Despite these challenges, the U.S. manufacturing industry has held up fairly well, but at times has shown signs of strain. For the financial markets, it is these inconsistencies that have them pondering the true strength of the industry as we continue into the new year.
The ISM Manufacturing Index is a key indicator of the strength of the U.S. manufacturing industry. The index has a benchmark of 50. Any reading above 50 indicates the manufacturing industry is expanding. Below, the industry is contracting.
In March, the index reported a reading of 55.3, marking 31 consecutive months of expansion. Of the 18 manufacturing sectors tracked by the ISM, 16 reported growth in March. The two sectors that declined were apparel, leather and allied products and paper products.

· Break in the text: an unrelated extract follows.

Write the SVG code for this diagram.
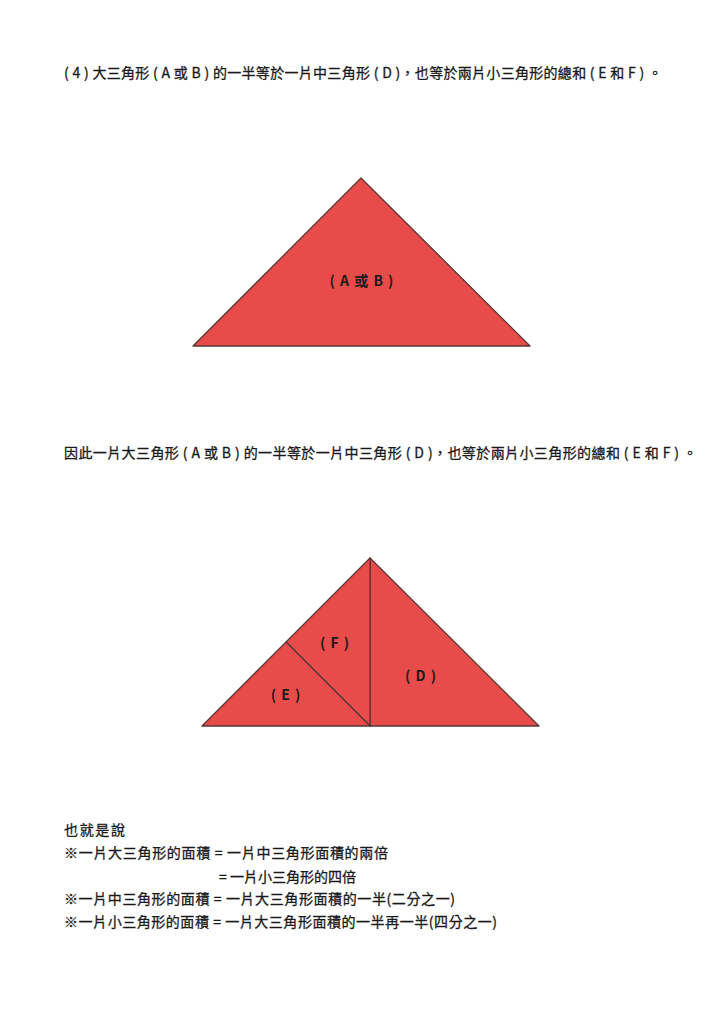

Since recording a 14-year high in August, the ISM Index has gradually declined. In other words, the U.S. manufacturing industry has still been expanding, but at a slightly slower pace. February’s index reading of 54.2 marked a 2-year low.
The importance of America’s manufacturing industry lies in its sizable contributions to our economic growth. On average, the industry accounts for more than 11 percent of our nation’s gross domestic product — the total dollar value of goods and services produced by the U.S. during the year.
The U.S. manufacturing industry, however, does have some definitive tailwinds to help guide its path forward. The U.S. labor market remains strong, employee wages continue to rise and American consumers are confident in their economic and financial future. The U.S.-China trade dispute, entering its second full year, appears close to a final resolution. And after two consecutive years of aggressively raising interest rates, the Federal Reserve seems content, for now, to shelve further plans for additional rate hikes.
This cautious optimism has been reflected in the recent surge in U.S. manufacturing stocks. In the first quarter, the Dow Jones Industrial Average gained an impressive 11.2 percent, its strongest quarterly gain in six years. However, the Dow Jones U.S. Industrial Index — which tracks the performance of the U.S. industrial sector, including manufacturing — gained a massive 18.2 percent in the first quarter.
Yes, a lot can change, and still-unknown obstacles can pop up to impede America’s manufacturing industry. But as 2018’s obstacles slowly start to fall away, the markets are betting a less-constrained U.S. manufacturing industry can finally kick into a much higher gear.